*** Data records

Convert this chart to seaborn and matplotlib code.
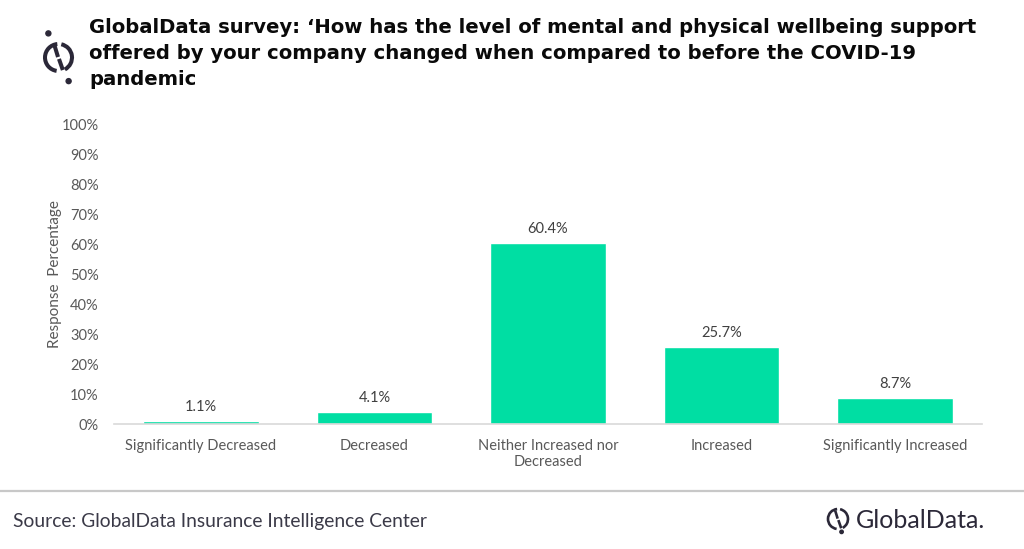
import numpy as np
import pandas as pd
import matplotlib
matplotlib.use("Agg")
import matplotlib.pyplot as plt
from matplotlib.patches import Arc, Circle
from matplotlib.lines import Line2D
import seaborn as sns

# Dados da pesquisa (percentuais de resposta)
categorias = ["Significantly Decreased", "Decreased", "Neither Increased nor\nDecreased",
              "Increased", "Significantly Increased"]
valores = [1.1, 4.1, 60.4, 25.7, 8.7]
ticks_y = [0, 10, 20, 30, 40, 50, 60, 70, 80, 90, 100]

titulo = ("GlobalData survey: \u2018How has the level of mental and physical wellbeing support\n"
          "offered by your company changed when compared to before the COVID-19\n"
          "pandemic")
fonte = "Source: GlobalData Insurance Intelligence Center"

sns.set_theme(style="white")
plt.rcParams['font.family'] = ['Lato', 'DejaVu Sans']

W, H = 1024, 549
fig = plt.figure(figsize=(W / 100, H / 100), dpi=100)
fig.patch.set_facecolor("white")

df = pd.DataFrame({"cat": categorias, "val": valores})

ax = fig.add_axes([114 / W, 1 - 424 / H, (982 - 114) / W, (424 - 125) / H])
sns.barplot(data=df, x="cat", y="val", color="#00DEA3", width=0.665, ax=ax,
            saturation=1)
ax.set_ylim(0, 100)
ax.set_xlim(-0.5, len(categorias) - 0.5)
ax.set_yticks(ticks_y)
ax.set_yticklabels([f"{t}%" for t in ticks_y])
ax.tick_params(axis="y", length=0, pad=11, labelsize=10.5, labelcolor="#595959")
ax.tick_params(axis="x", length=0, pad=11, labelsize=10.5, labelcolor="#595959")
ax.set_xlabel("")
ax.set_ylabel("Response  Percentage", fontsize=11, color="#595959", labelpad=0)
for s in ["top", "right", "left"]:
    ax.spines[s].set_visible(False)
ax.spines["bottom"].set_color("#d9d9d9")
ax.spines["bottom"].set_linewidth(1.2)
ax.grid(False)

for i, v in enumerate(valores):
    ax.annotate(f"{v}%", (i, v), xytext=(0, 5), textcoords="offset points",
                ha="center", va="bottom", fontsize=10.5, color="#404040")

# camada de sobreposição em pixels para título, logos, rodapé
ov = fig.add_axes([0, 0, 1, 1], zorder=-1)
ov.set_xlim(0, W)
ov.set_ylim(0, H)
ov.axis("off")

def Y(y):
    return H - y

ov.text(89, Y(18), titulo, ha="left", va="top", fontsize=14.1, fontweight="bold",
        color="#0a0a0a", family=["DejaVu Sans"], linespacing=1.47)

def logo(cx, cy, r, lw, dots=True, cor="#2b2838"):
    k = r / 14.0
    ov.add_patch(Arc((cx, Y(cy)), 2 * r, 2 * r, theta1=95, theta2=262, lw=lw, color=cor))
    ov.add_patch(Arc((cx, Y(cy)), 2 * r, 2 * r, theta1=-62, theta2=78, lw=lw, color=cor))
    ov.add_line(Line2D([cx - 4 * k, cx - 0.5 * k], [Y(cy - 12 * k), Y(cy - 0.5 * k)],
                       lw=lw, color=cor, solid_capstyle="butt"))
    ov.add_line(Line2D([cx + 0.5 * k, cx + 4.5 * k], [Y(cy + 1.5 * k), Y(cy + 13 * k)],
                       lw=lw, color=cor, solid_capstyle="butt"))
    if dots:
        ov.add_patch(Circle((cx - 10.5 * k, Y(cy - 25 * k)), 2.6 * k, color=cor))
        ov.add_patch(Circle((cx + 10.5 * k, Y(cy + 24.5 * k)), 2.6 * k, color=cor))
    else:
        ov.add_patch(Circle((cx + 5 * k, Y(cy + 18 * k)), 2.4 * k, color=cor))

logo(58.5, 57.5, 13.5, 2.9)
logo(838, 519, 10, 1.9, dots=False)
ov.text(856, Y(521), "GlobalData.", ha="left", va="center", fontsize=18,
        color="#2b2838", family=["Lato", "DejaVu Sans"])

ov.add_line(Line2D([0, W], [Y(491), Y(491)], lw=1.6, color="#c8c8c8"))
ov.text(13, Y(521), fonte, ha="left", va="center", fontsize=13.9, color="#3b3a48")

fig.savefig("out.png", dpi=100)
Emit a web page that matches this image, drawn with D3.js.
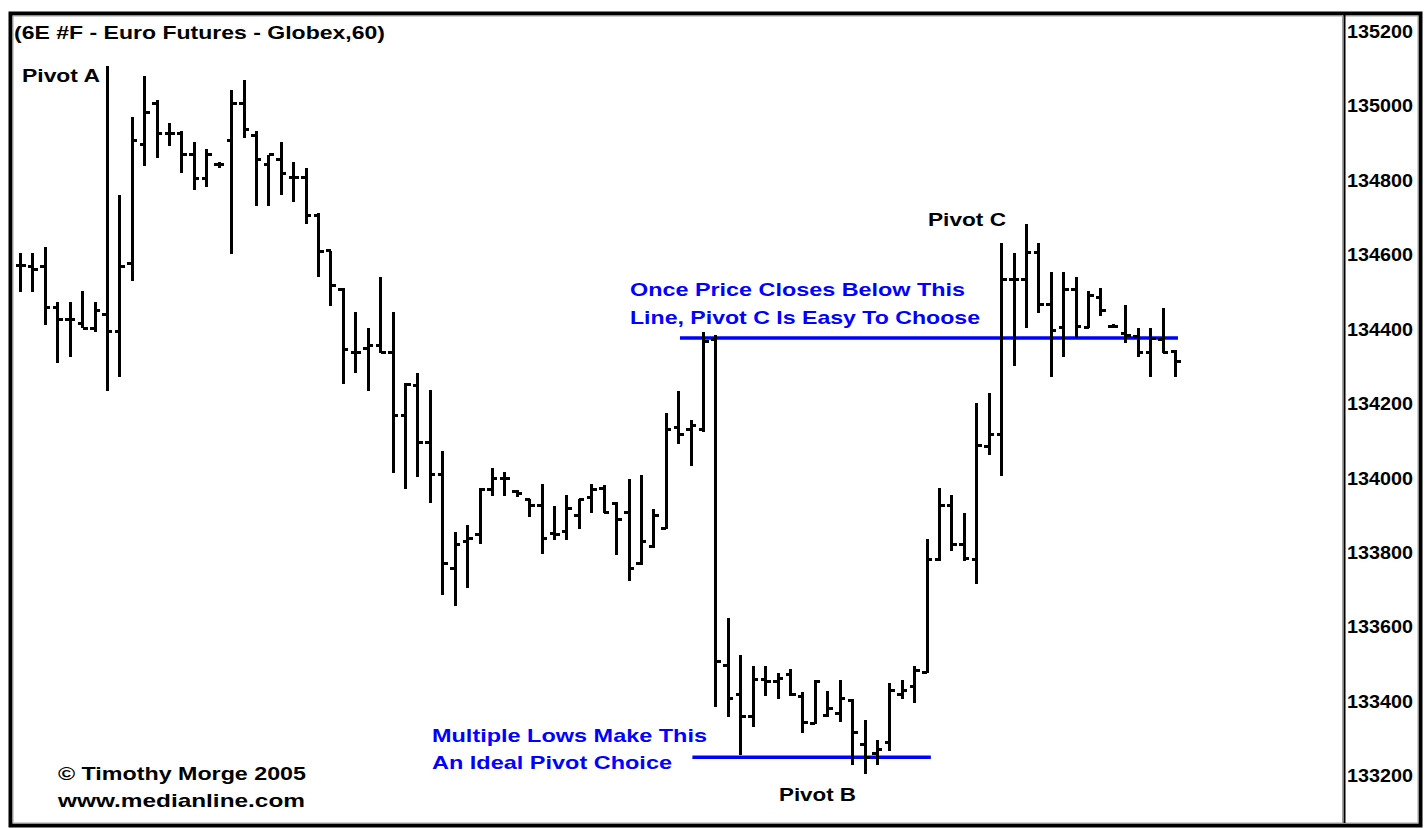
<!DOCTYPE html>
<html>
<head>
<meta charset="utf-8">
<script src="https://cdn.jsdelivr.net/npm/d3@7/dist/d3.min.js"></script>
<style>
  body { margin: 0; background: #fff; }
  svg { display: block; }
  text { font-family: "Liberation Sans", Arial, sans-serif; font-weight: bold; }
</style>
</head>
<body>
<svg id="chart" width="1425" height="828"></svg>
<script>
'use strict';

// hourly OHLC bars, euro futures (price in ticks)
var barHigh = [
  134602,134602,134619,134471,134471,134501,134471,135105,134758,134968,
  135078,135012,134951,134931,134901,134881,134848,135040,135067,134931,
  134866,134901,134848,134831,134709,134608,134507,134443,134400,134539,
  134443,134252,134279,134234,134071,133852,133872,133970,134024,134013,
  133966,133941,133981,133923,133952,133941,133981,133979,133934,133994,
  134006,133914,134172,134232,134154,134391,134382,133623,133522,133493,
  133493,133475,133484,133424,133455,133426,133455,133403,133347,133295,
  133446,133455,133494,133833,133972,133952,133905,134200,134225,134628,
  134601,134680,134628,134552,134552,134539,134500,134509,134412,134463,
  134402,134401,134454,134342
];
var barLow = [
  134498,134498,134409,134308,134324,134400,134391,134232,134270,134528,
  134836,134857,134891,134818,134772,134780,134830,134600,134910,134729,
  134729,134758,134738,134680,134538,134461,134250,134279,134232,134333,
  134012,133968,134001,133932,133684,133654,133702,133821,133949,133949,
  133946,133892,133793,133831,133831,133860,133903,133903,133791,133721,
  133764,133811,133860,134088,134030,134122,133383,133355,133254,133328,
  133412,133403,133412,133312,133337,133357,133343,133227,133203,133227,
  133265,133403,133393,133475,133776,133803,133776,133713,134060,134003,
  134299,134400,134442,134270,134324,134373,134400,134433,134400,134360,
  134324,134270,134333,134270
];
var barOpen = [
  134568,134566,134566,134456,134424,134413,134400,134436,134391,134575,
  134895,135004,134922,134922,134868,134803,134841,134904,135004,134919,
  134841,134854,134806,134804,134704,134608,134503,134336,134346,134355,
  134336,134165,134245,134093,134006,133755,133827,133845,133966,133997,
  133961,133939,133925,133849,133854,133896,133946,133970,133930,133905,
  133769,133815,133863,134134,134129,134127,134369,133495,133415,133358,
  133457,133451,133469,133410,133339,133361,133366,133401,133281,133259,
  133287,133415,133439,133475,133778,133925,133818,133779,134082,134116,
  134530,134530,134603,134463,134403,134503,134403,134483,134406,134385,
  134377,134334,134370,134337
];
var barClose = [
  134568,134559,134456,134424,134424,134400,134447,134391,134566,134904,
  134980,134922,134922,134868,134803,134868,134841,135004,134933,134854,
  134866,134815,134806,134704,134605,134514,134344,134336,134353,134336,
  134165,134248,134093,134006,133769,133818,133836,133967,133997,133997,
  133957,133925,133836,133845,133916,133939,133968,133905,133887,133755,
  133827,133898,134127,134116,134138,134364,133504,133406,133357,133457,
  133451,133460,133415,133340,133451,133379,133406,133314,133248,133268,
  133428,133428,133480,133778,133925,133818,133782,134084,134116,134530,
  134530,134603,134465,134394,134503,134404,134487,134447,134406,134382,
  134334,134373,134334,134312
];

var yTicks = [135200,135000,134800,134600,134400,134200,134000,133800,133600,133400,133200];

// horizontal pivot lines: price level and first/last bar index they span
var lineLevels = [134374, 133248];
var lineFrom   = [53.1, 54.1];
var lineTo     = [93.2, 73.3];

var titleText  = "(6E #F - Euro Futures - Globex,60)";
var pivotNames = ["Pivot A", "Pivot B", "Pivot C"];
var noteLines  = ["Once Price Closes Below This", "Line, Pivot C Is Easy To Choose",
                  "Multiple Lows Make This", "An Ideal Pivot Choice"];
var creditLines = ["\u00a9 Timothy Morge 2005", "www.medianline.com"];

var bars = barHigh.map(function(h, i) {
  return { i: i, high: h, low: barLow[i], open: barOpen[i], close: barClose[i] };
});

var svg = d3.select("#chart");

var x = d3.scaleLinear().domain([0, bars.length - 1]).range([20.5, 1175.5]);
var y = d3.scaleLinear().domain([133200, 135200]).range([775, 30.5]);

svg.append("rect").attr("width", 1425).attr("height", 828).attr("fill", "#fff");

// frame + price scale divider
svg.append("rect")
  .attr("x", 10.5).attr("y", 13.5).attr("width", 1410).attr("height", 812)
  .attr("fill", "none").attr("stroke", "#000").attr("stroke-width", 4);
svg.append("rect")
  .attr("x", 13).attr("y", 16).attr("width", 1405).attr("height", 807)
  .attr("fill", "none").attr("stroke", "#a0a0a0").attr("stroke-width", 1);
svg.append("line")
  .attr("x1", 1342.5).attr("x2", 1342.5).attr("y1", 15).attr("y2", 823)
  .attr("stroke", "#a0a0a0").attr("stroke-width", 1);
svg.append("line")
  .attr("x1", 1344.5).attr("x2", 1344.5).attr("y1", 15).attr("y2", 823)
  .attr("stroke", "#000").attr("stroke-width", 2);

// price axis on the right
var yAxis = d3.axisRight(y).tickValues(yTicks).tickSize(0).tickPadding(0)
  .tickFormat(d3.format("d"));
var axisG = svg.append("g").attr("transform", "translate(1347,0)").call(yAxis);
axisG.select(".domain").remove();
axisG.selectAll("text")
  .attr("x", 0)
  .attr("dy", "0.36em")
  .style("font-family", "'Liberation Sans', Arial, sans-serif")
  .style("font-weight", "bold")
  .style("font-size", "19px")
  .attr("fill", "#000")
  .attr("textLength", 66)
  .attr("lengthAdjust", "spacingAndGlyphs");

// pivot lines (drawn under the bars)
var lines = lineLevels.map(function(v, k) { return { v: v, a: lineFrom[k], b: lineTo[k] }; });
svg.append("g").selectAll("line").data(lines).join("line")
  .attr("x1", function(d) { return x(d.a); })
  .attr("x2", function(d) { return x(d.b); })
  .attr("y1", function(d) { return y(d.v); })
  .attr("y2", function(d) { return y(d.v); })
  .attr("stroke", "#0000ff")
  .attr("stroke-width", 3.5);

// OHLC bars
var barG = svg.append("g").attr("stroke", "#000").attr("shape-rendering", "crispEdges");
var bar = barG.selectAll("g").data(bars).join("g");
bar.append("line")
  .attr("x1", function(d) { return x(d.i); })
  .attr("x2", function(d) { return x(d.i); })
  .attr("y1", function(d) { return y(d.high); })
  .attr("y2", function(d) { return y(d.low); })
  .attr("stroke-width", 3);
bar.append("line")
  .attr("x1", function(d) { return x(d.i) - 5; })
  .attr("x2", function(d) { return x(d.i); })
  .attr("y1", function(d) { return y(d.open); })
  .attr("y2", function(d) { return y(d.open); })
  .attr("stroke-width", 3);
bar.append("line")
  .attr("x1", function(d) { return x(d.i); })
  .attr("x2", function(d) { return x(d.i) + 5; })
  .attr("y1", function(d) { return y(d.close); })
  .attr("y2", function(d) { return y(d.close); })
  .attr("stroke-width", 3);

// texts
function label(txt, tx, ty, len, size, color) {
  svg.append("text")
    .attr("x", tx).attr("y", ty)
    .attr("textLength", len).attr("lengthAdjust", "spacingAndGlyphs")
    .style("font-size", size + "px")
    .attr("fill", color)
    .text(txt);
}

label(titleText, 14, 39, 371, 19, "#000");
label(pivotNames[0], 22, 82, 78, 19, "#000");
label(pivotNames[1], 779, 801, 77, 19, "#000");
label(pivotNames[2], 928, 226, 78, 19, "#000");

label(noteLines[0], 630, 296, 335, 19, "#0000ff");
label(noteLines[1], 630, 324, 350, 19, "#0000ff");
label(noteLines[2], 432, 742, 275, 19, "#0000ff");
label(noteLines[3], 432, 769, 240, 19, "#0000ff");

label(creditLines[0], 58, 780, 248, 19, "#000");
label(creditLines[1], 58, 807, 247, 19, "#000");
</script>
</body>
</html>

******

→ **Set exercise**
Set down again, exactly, the lines of the material above from its first line to the one with "return H - y", inclusive. Leave the pictures out.

→ **Written response**
Convert this chart to seaborn and matplotlib code.
import numpy as np
import pandas as pd
import matplotlib
matplotlib.use("Agg")
import matplotlib.pyplot as plt
from matplotlib.patches import Arc, Circle
from matplotlib.lines import Line2D
import seaborn as sns

# Dados da pesquisa (percentuais de resposta)
categorias = ["Significantly Decreased", "Decreased", "Neither Increased nor\nDecreased",
              "Increased", "Significantly Increased"]
valores = [1.1, 4.1, 60.4, 25.7, 8.7]
ticks_y = [0, 10, 20, 30, 40, 50, 60, 70, 80, 90, 100]

titulo = ("GlobalData survey: \u2018How has the level of mental and physical wellbeing support\n"
          "offered by your company changed when compared to before the COVID-19\n"
          "pandemic")
fonte = "Source: GlobalData Insurance Intelligence Center"

sns.set_theme(style="white")
plt.rcParams['font.family'] = ['Lato', 'DejaVu Sans']

W, H = 1024, 549
fig = plt.figure(figsize=(W / 100, H / 100), dpi=100)
fig.patch.set_facecolor("white")

df = pd.DataFrame({"cat": categorias, "val": valores})

ax = fig.add_axes([114 / W, 1 - 424 / H, (982 - 114) / W, (424 - 125) / H])
sns.barplot(data=df, x="cat", y="val", color="#00DEA3", width=0.665, ax=ax,
            saturation=1)
ax.set_ylim(0, 100)
ax.set_xlim(-0.5, len(categorias) - 0.5)
ax.set_yticks(ticks_y)
ax.set_yticklabels([f"{t}%" for t in ticks_y])
ax.tick_params(axis="y", length=0, pad=11, labelsize=10.5, labelcolor="#595959")
ax.tick_params(axis="x", length=0, pad=11, labelsize=10.5, labelcolor="#595959")
ax.set_xlabel("")
ax.set_ylabel("Response  Percentage", fontsize=11, color="#595959", labelpad=0)
for s in ["top", "right", "left"]:
    ax.spines[s].set_visible(False)
ax.spines["bottom"].set_color("#d9d9d9")
ax.spines["bottom"].set_linewidth(1.2)
ax.grid(False)

for i, v in enumerate(valores):
    ax.annotate(f"{v}%", (i, v), xytext=(0, 5), textcoords="offset points",
                ha="center", va="bottom", fontsize=10.5, color="#404040")

# camada de sobreposição em pixels para título, logos, rodapé
ov = fig.add_axes([0, 0, 1, 1], zorder=-1)
ov.set_xlim(0, W)
ov.set_ylim(0, H)
ov.axis("off")

def Y(y):
    return H - y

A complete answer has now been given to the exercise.